Search


Prithee, sir, I like the look of your peascod

Prithee, sir, I like the look of your peascod Prithee, sir, I like the look of your peascod

MANY of you will be well aware of my fondness for nostalgia but this week I intend to excel myself. Ladies and gentlemen, allow me to take you on a journey back to… the 17th century.

But don’t worry. We’re not going far, no further than Worcester in fact. All the same, you should be warned. For this is the Faithful City of 1643.

But you can trust me. For I’ve just had a sneak preview of what life was like in Worcester in those days, courtesy of a new work by Hay-on-Wye author Celia Boyd.

Act of Rebellion is the third book in an English Civil Wars trilogy by Ms Boyd, and once again the action starts right here on the banks of the Severn.

Tom Fletcher, the son of a Fish Street butcher, is a surgeon who finds himself caught up in the turmoil of the times. Worcester is besieged by General Waller’s Parliamentarian army and our hero needs to find a way to reach Gloucester.

There’s no shortage of blood and guts, in particular the graphic descriptions of surgical techniques. But what makes this book unique is that fact that the author builds the dialogue around the ornate speech mannerisms of the period. For example, regarding the Severn, we learn that “Sabrina Fair can become the most treacherous harlot in Worcestershire,” and green peas are as “sweet and tender as a virgin’s cry for help”. Then we are asked to picture a “bragging bellshangle of a soldier.”

Meanwhile, dialect words such as lakin, gaskins, quacksalver, peascod and base stripling fire like musket volleys from the pages.

The book reminds us that the Severn was tidal in those days, but the modern traveller would certainly recognise the account of reaching the top of Fromes Hill, and might even be able to picture the family shop in Fish Street.
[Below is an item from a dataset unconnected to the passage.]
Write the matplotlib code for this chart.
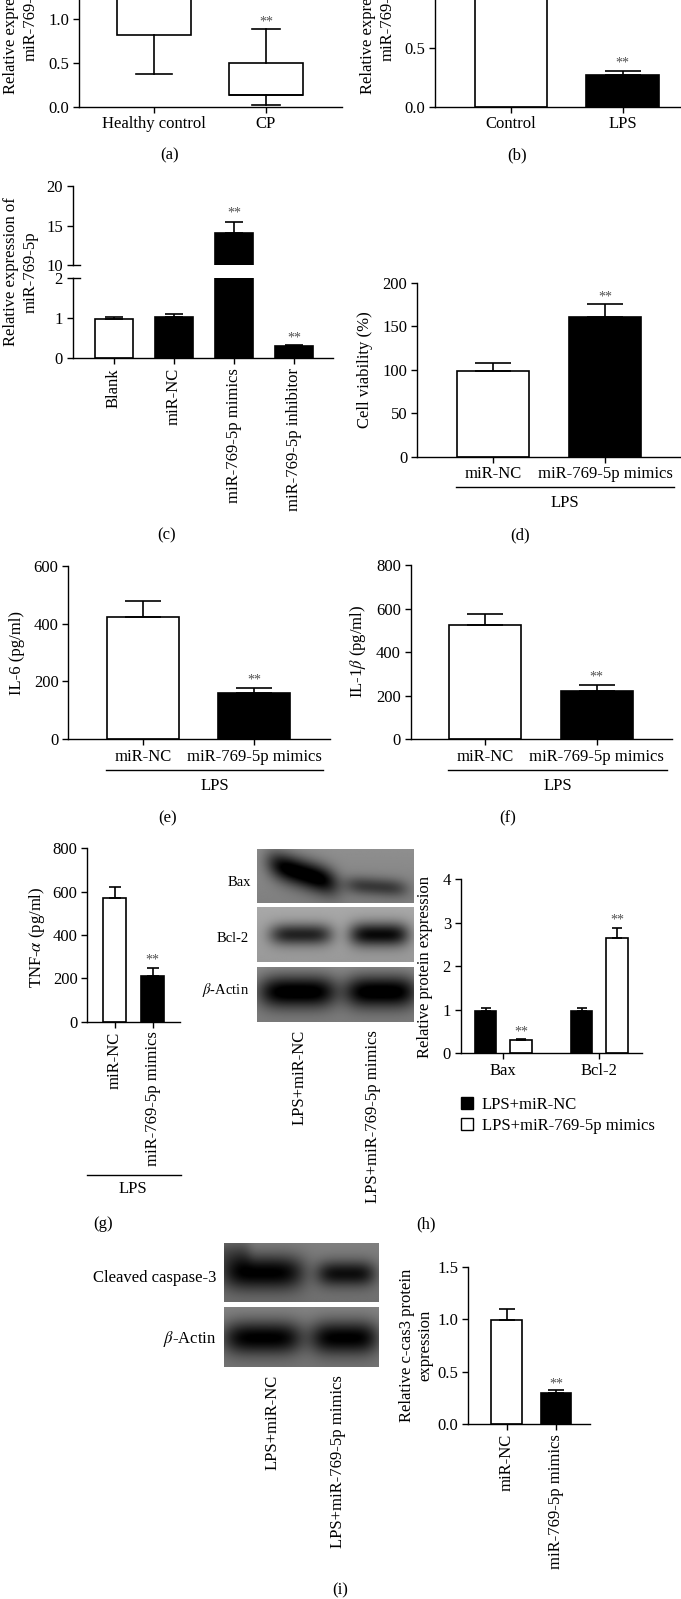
import numpy as np
import matplotlib
matplotlib.use('Agg')
import matplotlib.pyplot as plt
from matplotlib.lines import Line2D
from matplotlib.patches import Patch

plt.rcParams['font.family'] = ['Liberation Serif', 'DejaVu Serif']
plt.rcParams['mathtext.fontset'] = 'stix'
plt.rcParams['font.size'] = 12

# ---------------- data ----------------
a_groups = ['Healthy control', 'CP']
a_whislo = [0.37, 0.02]
a_q1 = [0.82, 0.13]
a_med = [1.30, 0.13]
a_q3 = [1.60, 0.50]
a_whishi = [1.95, 0.88]

b_groups = ['Control', 'LPS']
b_vals = [1.0, 0.27]
b_err = [0.08, 0.04]

c_groups = ['Blank', 'miR-NC', 'miR-769-5p mimics', 'miR-769-5p inhibitor']
c_vals = [0.97, 1.02, 14.0, 0.30]
c_err = [0.06, 0.08, 1.5, 0.03]

d_groups = ['miR-NC', 'miR-769-5p mimics']
d_vals = [98, 161]
d_err = [10, 14]

e_vals = [424, 158]
e_err = [53, 20]

f_vals = [523, 221]
f_err = [53, 29]

g_vals = [571, 212]
g_err = [52, 34]

h_proteins = ['Bax', 'Bcl-2']
h_series = ['LPS+miR-NC', 'LPS+miR-769-5p mimics']
h_nc = [0.98, 0.98]
h_nc_err = [0.07, 0.07]
h_mim = [0.30, 2.65]
h_mim_err = [0.02, 0.24]

i_vals = [0.99, 0.30]
i_err = [0.11, 0.03]

blot_lanes = ['LPS+miR-NC', 'LPS+miR-769-5p mimics']

# ---------------- layout helpers ----------------
W, H = 681, 1599
DPI = 100
fig = plt.figure(figsize=(W / DPI, H / DPI), dpi=DPI)
STAR = dict(ha='center', va='bottom', fontsize=10, color='#505050')


def add_ax(left, top, right, bottom):
    return fig.add_axes([left / W, 1 - bottom / H, (right - left) / W, (bottom - top) / H])


def style(ax, bottom=True):
    for s in ['top', 'right']:
        ax.spines[s].set_visible(False)
    for s in ['left', 'bottom']:
        ax.spines[s].set_linewidth(1.0)
    if not bottom:
        ax.spines['bottom'].set_visible(False)
    ax.tick_params(direction='out', length=4, width=1.0, labelsize=12, pad=3)
    ax.set_facecolor('none')


def set_x(ax, L, R, c0, s):
    ax.set_xlim((L - c0) / s, (R - c0) / s)


def ftext(x, y, s, **kw):
    fig.text(x / W, 1 - y / H, s, **kw)


def fline(x0, x1, y, lw=1.0):
    fig.add_artist(Line2D([x0 / W, x1 / W], [1 - y / H, 1 - y / H],
                          transform=fig.transFigure, color='black', lw=lw))


def bars(ax, x, vals, errs, width, colors, s_px):
    ax.bar(x, vals, width, color=colors, edgecolor='black', linewidth=1.2, zorder=2)
    cap = width * s_px / 4 * 72 / DPI
    ax.errorbar(x, vals, yerr=[np.zeros(len(vals)), errs], fmt='none', ecolor='black',
                elinewidth=1.2, capsize=cap, capthick=1.2, zorder=3)


def blot(left, top, right, bottom, bg, bands):
    ax = add_ax(left, top, right, bottom)
    nx, ny = 240, 90
    X, Y = np.meshgrid(np.linspace(0, 1, nx), np.linspace(0, 1, ny))
    img = np.full((ny, nx), bg, dtype=float)
    img -= 0.06 * Y  # slight vertical shading
    for cx, cy, sx, sy, amp, tilt in bands:
        yc = cy + tilt * (X - cx)
        img -= amp * np.exp(-np.abs((X - cx) / sx) ** 4 - ((Y - yc) / sy) ** 2)
    ax.imshow(np.clip(img, 0, 1), cmap='gray', vmin=0, vmax=1, extent=[0, 1, 1, 0],
              aspect='auto', interpolation='bilinear')
    ax.axis('off')
    return ax


YLAB = 'Relative expression of\nmiR-769-5p'

# ---------------- (a) box plot ----------------
ax = add_ax(79, 106.7 - 2.0 * 88, 342, 106.7)
style(ax)
stats = [dict(label=g, whislo=lo, q1=q1, med=m, q3=q3, whishi=hi, fliers=[])
         for g, lo, q1, m, q3, hi in zip(a_groups, a_whislo, a_q1, a_med, a_q3, a_whishi)]
ax.bxp(stats, positions=[0, 1], widths=0.66, capwidths=[0.33, 0.25], showfliers=False,
       patch_artist=True,
       boxprops=dict(facecolor='white', edgecolor='black', linewidth=1.2),
       whiskerprops=dict(color='black', linewidth=1.2),
       capprops=dict(color='black', linewidth=1.2),
       medianprops=dict(color='black', linewidth=1.2))
set_x(ax, 79, 342, 154, 112)
ax.set_ylim(0, 2.0)
ax.set_yticks([0, 0.5, 1.0, 1.5, 2.0])
ax.set_yticklabels(['0.0', '0.5', '1.0', '1.5', '2.0'])
ax.set_xticks([0, 1])
ax.set_xticklabels(a_groups)
ax.text(1, a_whishi[1] + 0.01, '**', **STAR)
ftext(21, 20, YLAB, rotation=90, ha='center', va='center', fontsize=12, linespacing=1.25)
ftext(170, 155, '(a)', ha='center', va='center', fontsize=12)

# ---------------- (b) ----------------
ax = add_ax(435, 106.7 - 1.5 * 116.7, 680, 106.7)
style(ax)
bars(ax, np.arange(2), b_vals, b_err, 0.65, ['white', 'black'], 111.5)
set_x(ax, 435, 680, 511, 111.5)
ax.set_ylim(0, 1.5)
ax.set_yticks([0, 0.5, 1.0, 1.5])
ax.set_yticklabels(['0.0', '0.5', '1.0', '1.5'])
ax.set_xticks([0, 1])
ax.set_xticklabels(b_groups)
ax.text(1, b_vals[1] + b_err[1] + 0.01, '**', **STAR)
ftext(378, 20, YLAB, rotation=90, ha='center', va='center', fontsize=12, linespacing=1.25)
ftext(517, 155, '(b)', ha='center', va='center', fontsize=12)

# ---------------- (c) broken axis ----------------
c_cols = ['white', 'black', 'black', 'black']
axt = add_ax(72.7, 186, 333, 265)
style(axt, bottom=False)
axb = add_ax(72.7, 278.3, 333, 358.3)
style(axb)
xc = np.arange(4)
for axx in (axt, axb):
    axx.bar(xc, c_vals, 0.62, color=c_cols, edgecolor='black', linewidth=1.2, zorder=2)
    set_x(axx, 72.7, 333, 114, 60)
cap = 0.62 * 60 / 4 * 72 / DPI
axt.errorbar(xc, c_vals, yerr=[np.zeros(4), c_err], fmt='none', ecolor='black',
             elinewidth=1.2, capsize=cap, capthick=1.2, zorder=3)
axb.errorbar(xc, c_vals, yerr=[np.zeros(4), c_err], fmt='none', ecolor='black',
             elinewidth=1.2, capsize=cap, capthick=1.2, zorder=3)
axt.set_ylim(10, 20)
axt.set_yticks([10, 15, 20])
axt.set_xticks([])
axb.set_ylim(0, 2)
axb.set_yticks([0, 1, 2])
axb.set_xticks(xc)
axb.set_xticklabels(c_groups, rotation=90)
axt.text(2, c_vals[2] + c_err[2] + 0.2, '**', **STAR)
axb.text(3, c_vals[3] + c_err[3] + 0.02, '**', **STAR)
fline(72.7, 79.5, 265)
fline(72.7, 79.5, 278.3)
ftext(21, 272, YLAB, rotation=90, ha='center', va='center', fontsize=12, linespacing=1.25)
ftext(167, 535, '(c)', ha='center', va='center', fontsize=12)

# ---------------- (d) ----------------
ax = add_ax(417, 282.7, 680, 456.7)
style(ax)
bars(ax, np.arange(2), d_vals, d_err, 0.65, ['white', 'black'], 112)
set_x(ax, 417, 680, 493, 112)
ax.set_ylim(0, 200)
ax.set_yticks([0, 50, 100, 150, 200])
ax.set_xticks([0, 1])
ax.set_xticklabels(d_groups)
ax.text(1, d_vals[1] + d_err[1] + 1, '**', **STAR)
ftext(365, 370, 'Cell viability (%)', rotation=90, ha='center', va='center', fontsize=12)
fline(455.6, 674, 487.3)
ftext(565, 503.3, 'LPS', ha='center', va='center', fontsize=12)
ftext(520, 535, '(d)', ha='center', va='center', fontsize=12)

# ---------------- (e) ----------------
ax = add_ax(68.3, 566, 330, 739)
style(ax)
bars(ax, np.arange(2), e_vals, e_err, 0.65, ['white', 'black'], 111.3)
set_x(ax, 68.3, 330, 143, 111.3)
ax.set_ylim(0, 600)
ax.set_yticks([0, 200, 400, 600])
ax.set_xticks([0, 1])
ax.set_xticklabels(d_groups)
ax.text(1, e_vals[1] + e_err[1] + 3, '**', **STAR)
ftext(16.7, 653, 'IL-6 (pg/ml)', rotation=90, ha='center', va='center', fontsize=12)
fline(106, 323, 770)
ftext(214.5, 786, 'LPS', ha='center', va='center', fontsize=12)
ftext(168, 818, '(e)', ha='center', va='center', fontsize=12)

# ---------------- (f) ----------------
ax = add_ax(410.7, 565, 671.7, 739)
style(ax)
bars(ax, np.arange(2), f_vals, f_err, 0.645, ['white', 'black'], 111.7)
set_x(ax, 410.7, 671.7, 485, 111.7)
ax.set_ylim(0, 800)
ax.set_yticks([0, 200, 400, 600, 800])
ax.set_xticks([0, 1])
ax.set_xticklabels(d_groups)
ax.text(1, f_vals[1] + f_err[1] + 4, '**', **STAR)
ftext(358.3, 651, r'IL-1$\beta$ (pg/ml)', rotation=90, ha='center', va='center', fontsize=12)
fline(448, 667, 770)
ftext(557.5, 786, 'LPS', ha='center', va='center', fontsize=12)
ftext(508, 818, '(f)', ha='center', va='center', fontsize=12)

# ---------------- (g) ----------------
ax = add_ax(87.3, 848.4, 180, 1021.7)
style(ax)
bars(ax, np.arange(2), g_vals, g_err, 0.6, ['white', 'black'], 38)
set_x(ax, 87.3, 180, 114.7, 38)
ax.set_ylim(0, 800)
ax.set_yticks([0, 200, 400, 600, 800])
ax.set_xticks([0, 1])
ax.set_xticklabels(d_groups, rotation=90)
ax.text(1, g_vals[1] + g_err[1] + 8, '**', **STAR)
ftext(36.7, 937, r'TNF-$\alpha$ (pg/ml)', rotation=90, ha='center', va='center', fontsize=12)
fline(87, 181, 1175)
ftext(133, 1189.3, 'LPS', ha='center', va='center', fontsize=12)
ftext(103, 1224, '(g)', ha='center', va='center', fontsize=12)

# ---------------- (h) western blot ----------------
blot(257, 849, 413, 903, 0.56, [(0.29, 0.45, 0.22, 0.27, 0.62, 0.9),
                                 (0.76, 0.70, 0.20, 0.17, 0.30, 0.2)])
blot(257, 907, 413, 962, 0.66, [(0.28, 0.50, 0.20, 0.20, 0.50, 0.0),
                                 (0.78, 0.50, 0.19, 0.22, 0.60, 0.0)])
blot(257, 967, 413, 1022, 0.55, [(0.26, 0.45, 0.25, 0.30, 0.58, 0.0),
                                  (0.79, 0.45, 0.23, 0.30, 0.58, 0.0)])
ftext(251, 883, 'Bax', ha='right', va='center', fontsize=10.5)
ftext(249, 939, 'Bcl-2', ha='right', va='center', fontsize=10.5)
ftext(249, 990, r'$\beta$-Actin', ha='right', va='center', fontsize=10.5)
ftext(300, 1030, blot_lanes[0], rotation=90, ha='center', va='top', fontsize=12)
ftext(373, 1030, blot_lanes[1], rotation=90, ha='center', va='top', fontsize=12)

# ---------------- (h) bar chart ----------------
ax = add_ax(460.7, 879.3, 641.7, 1053.3)
style(ax)
xh = np.arange(2)
off = 17.8 / 96
bw = 21.7 / 96
cap = bw * 96 / 4 * 72 / DPI
ax.bar(xh - off, h_nc, bw, color='black', edgecolor='black', linewidth=1.2, zorder=2,
       label=h_series[0])
ax.bar(xh + off, h_mim, bw, color='white', edgecolor='black', linewidth=1.2, zorder=2,
       label=h_series[1])
ax.errorbar(xh - off, h_nc, yerr=[np.zeros(2), h_nc_err], fmt='none', ecolor='black',
            elinewidth=1.2, capsize=cap, capthick=1.2, zorder=3)
ax.errorbar(xh + off, h_mim, yerr=[np.zeros(2), h_mim_err], fmt='none', ecolor='black',
            elinewidth=1.2, capsize=cap, capthick=1.2, zorder=3)
set_x(ax, 460.7, 641.7, 503.3, 96)
ax.set_ylim(0, 4)
ax.set_yticks([0, 1, 2, 3, 4])
ax.set_xticks(xh)
ax.set_xticklabels(h_proteins)
for k in range(2):
    ax.text(xh[k] + off, h_mim[k] + h_mim_err[k] + 0.03, '**', **STAR)
ftext(425, 967, 'Relative protein expression', rotation=90, ha='center', va='center', fontsize=12)
handles = [Patch(facecolor='black', edgecolor='black', linewidth=1.0),
           Patch(facecolor='white', edgecolor='black', linewidth=1.0)]
fig.legend(handles, h_series, loc='upper left', bbox_to_anchor=(461 / W, 1 - 1097 / H),
           frameon=False, handlelength=0.7, handleheight=0.7, handletextpad=0.55,
           labelspacing=0.3, borderpad=0, borderaxespad=0, fontsize=12)
ftext(426, 1224, '(h)', ha='center', va='center', fontsize=12)

# ---------------- (i) western blot ----------------
blot(224, 1243, 379, 1302, 0.50, [(0.25, 0.50, 0.27, 0.30, 0.48, 0.0),
                                   (0.05, 0.15, 0.12, 0.25, 0.15, 0.0),
                                   (0.79, 0.52, 0.19, 0.22, 0.42, 0.0)])
blot(224, 1307, 379, 1367, 0.52, [(0.25, 0.52, 0.26, 0.28, 0.50, 0.0),
                                   (0.78, 0.52, 0.22, 0.28, 0.50, 0.0)])
ftext(216, 1278, 'Cleaved caspase-3', ha='right', va='center', fontsize=12)
ftext(216, 1339, r'$\beta$-Actin', ha='right', va='center', fontsize=12)
ftext(273, 1375, blot_lanes[0], rotation=90, ha='center', va='top', fontsize=12)
ftext(338, 1375, blot_lanes[1], rotation=90, ha='center', va='top', fontsize=12)

# ---------------- (i) bar chart ----------------
ax = add_ax(468, 1266.7, 589.5, 1424.3)
style(ax)
bars(ax, np.arange(2), i_vals, i_err, 0.62, ['white', 'black'], 49.5)
set_x(ax, 468, 589.5, 506.5, 49.5)
ax.set_ylim(0, 1.5)
ax.set_yticks([0, 0.5, 1.0, 1.5])
ax.set_yticklabels(['0.0', '0.5', '1.0', '1.5'])
ax.set_xticks([0, 1])
ax.set_xticklabels(d_groups, rotation=90)
ax.text(1, i_vals[1] + i_err[1] - 0.01, '**', **STAR)
ftext(416, 1345, 'Relative c-cas3 protein\nexpression', rotation=90, ha='center',
      va='center', fontsize=12, linespacing=1.15)
ftext(340, 1590, '(i)', ha='center', va='center', fontsize=12)

fig.savefig('out.png', dpi=DPI)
We also learn that betrothals in Worcester were regarded as binding and there was much drilling of the city’s young men on Pitchcroft. And if you weren’t being put through your paces with musket and pike, then there was plenty of work shoring up the city wall near the King’s School with earth to absorb parliamentarian cannon shot.

This book makes compelling reading, especially as the pages are studded with place names that will be familiar to Worcestershire people. It’s published by Graficas Books and available from all good bookshops.